医療政策セミナーで情勢を分析 医療者は住民の社会保障要求の代弁者  PDF

 協会は4月26日、医療政策セミナーを開催した。本セミナーは病院幹部向けに不定期で開催するもので、セミナーには病院長ら医師3人を含む26人が参加した。今回は、講師として神奈川県保険医協会事務局次長の高橋太氏を招き「医療改革をめぐる現在の『断面』と医療機関の社会的『位置』」と題して解説いただいた。

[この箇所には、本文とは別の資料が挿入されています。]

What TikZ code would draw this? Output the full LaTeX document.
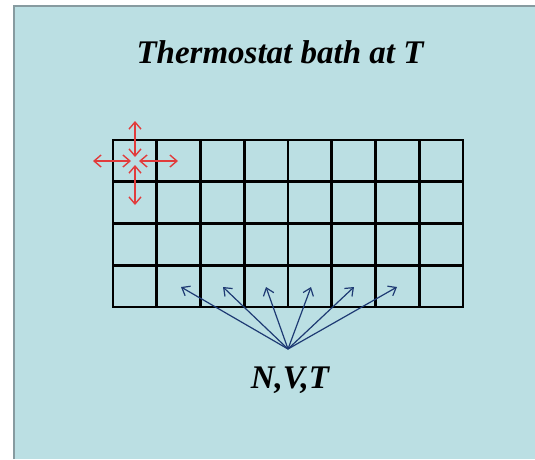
\documentclass[tikz,border=0pt]{standalone}
\usepackage{fontspec}
\setmainfont{Liberation Serif}
\usetikzlibrary{arrows.meta}
\definecolor{bathblue}{RGB}{187,223,227}
\definecolor{bathedge}{RGB}{135,155,160}
\definecolor{probered}{RGB}{225,60,60}
\definecolor{linkblue}{RGB}{30,58,115}

\begin{document}
\begin{tikzpicture}[x=1pt, y=-1pt,
    bath/.style={fill=bathblue, draw=none},
    edge/.style={draw=bathedge, line width=2pt},
    cellgrid/.style={draw=black, line width=2.6pt},
    probe/.style={{Straight Barb[length=7pt,width=12pt]}-{Straight Barb[length=7pt,width=12pt]}, draw=probered, line width=1.4pt},
    link/.style={-{Straight Barb[length=7pt,width=11pt]}, draw=linkblue, line width=1.2pt},
    label/.style={font=\fontsize{33}{40}\selectfont\bfseries\itshape, anchor=base}
]
    \useasboundingbox (0,0) rectangle (535,459);

    % Bath
    \fill[bath] (14,6) rectangle (535,459);
    \draw[edge] (14,459) -- (14,6) -- (535,6);
    \node[label] (title) at (280,63) {Thermostat bath at T};

    % Cells
    \foreach \i in {0,...,8}
        \draw[cellgrid] (113+\i*43.75,140) -- (113+\i*43.75,307);
    \foreach \j in {0,...,4}
        \draw[cellgrid] (112,140+\j*41.75) -- (464,140+\j*41.75);

    % Exchange with the bath
    \coordinate (west) at (93,161);
    \coordinate (westin) at (131,161);
    \coordinate (east) at (178,161);
    \coordinate (eastin) at (139,161);
    \coordinate (north) at (135,121);
    \coordinate (northin) at (135,157);
    \coordinate (south) at (135,205);
    \coordinate (southin) at (135,165);
    \draw[probe] (west) -- (westin);
    \draw[probe] (eastin) -- (east);
    \draw[probe] (north) -- (northin);
    \draw[probe] (southin) -- (south);

    % Fixed variables
    \node[label] (nvt) at (290,388) {N,V,T};
    \coordinate (hub) at (288,349);
    \coordinate (c1) at (181,287);
    \coordinate (c2) at (223,287);
    \coordinate (c3) at (266,287);
    \coordinate (c4) at (311,287);
    \coordinate (c5) at (354,287);
    \coordinate (c6) at (397,287);
    \draw[link] (hub) -- (c1);
    \draw[link] (hub) -- (c2);
    \draw[link] (hub) -- (c3);
    \draw[link] (hub) -- (c4);
    \draw[link] (hub) -- (c5);
    \draw[link] (hub) -- (c6);
\end{tikzpicture}
\end{document}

 高橋氏は冒頭、自身の入院体験から、病院での24時間にわたる献身的な医療提供体制に敬意を表した上で、日本の医療費は決して高くないことを強調した。その一つの要因として、1998年の初のマイナス改定から16年の薬価差没収まで診療報酬を低く抑え続けられていることを紹介。現在では、医療政策が厚生労働省のみにより作り上げられるものではなく、そこにはヘルスケア産業育成につなげたい経済産業省や成長戦略につなげたい内閣官房等の思惑も見え隠れするとした。
 医療を含む社会保障費は「保険料」が主たる財源であり、保険料と公費の比率は2対1で、その使途が財務省に左右されないのが特長とした。一方で公費も入っているため、国の財政の影響を受けざるを得ないのも現状とした。国の予算は「借金」頼みで成り立っており、財政健全化、基礎的財政収支(プライマリーバランス)の黒字化の必要性が謳われて久しい。社会保障全体の財源を見ても、およそ19兆円のギャップが生じている。このままならば、医療であれば、医療費の規模縮小、診療報酬のマイナス改定や、負担の次世代への先送り、患者負担引き上げ等が求められてしまう構図とした。

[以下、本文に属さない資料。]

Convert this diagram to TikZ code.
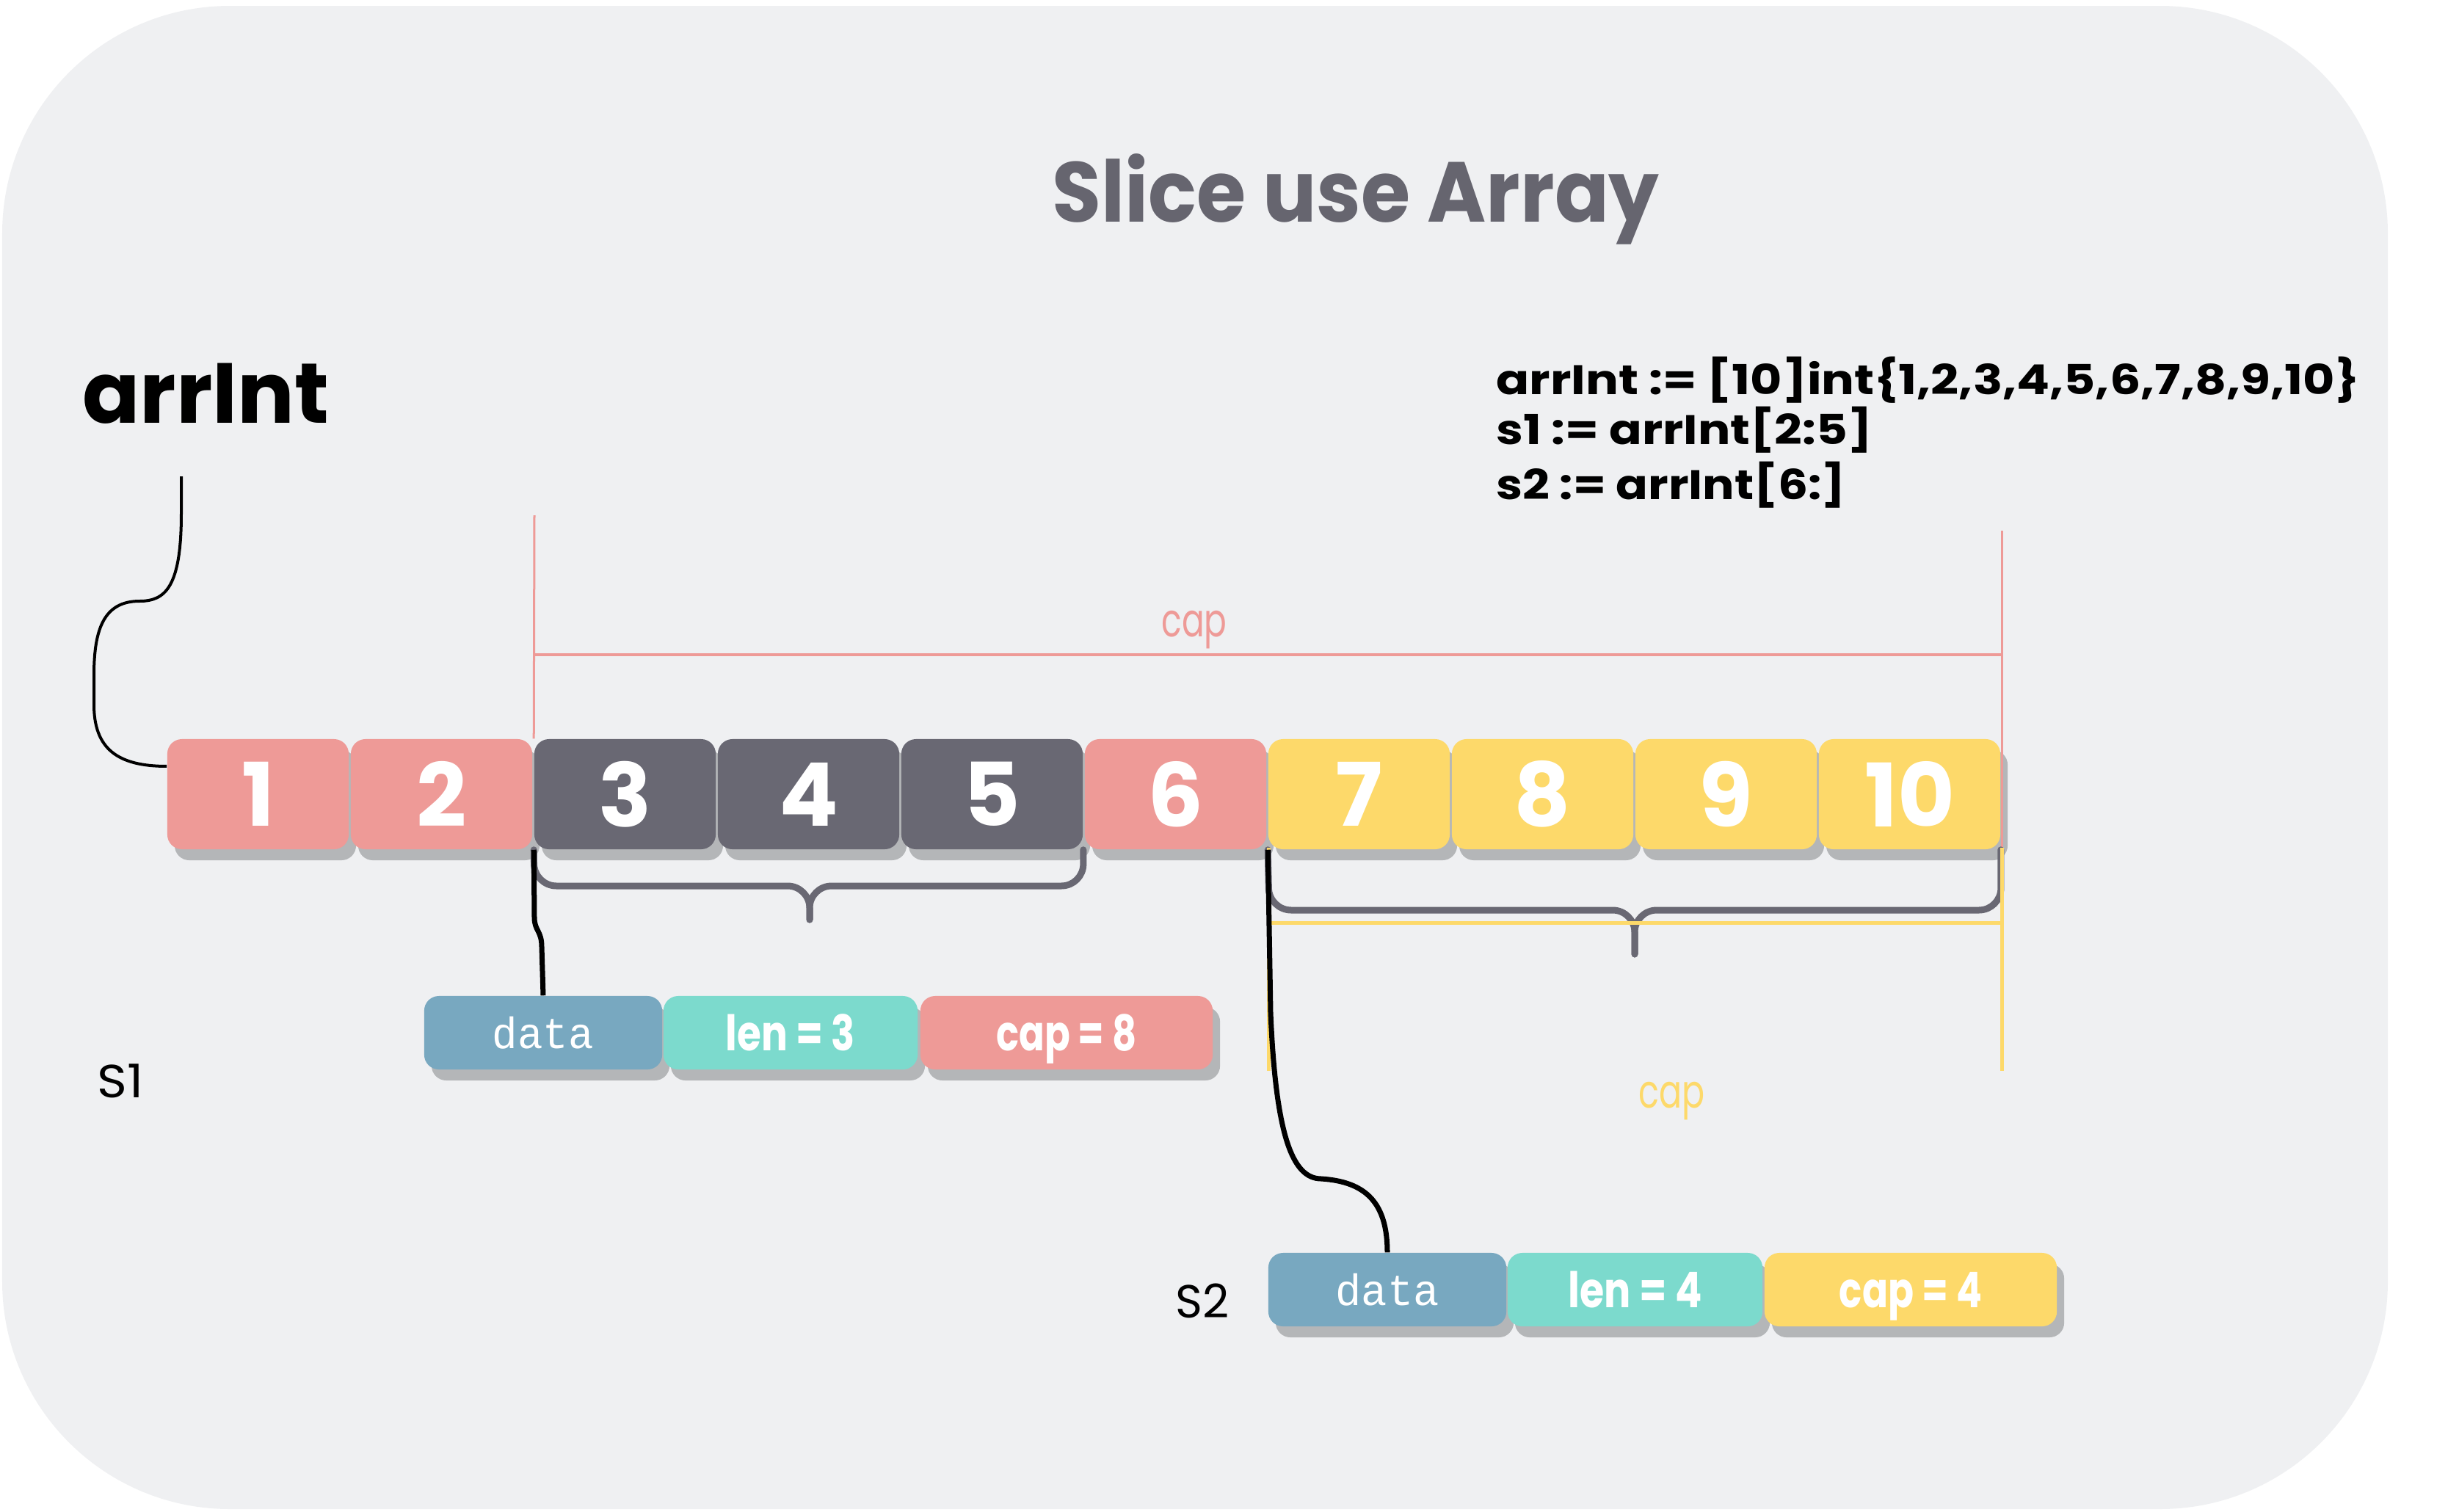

 一方で国民負担率にも注目。OECD加盟35カ国中28位(15年度)と低く、国民負担率を上げることで福祉国家を築いてきた欧州諸国とを対比した。医療費総枠拡大には患者負担増(税・保険料)を伴ってしまうが、国民的合意を得るためにも、少なくとも窓口負担をゼロにしていく必要があるとした。国民に診療を介して接する医療機関、医療者には、国民から社会保障要求の代弁者、「護民官」の役割が期待されている。患者・国民との関係性を深め、信頼を高めていく必要が求められていると講演を締めくくった。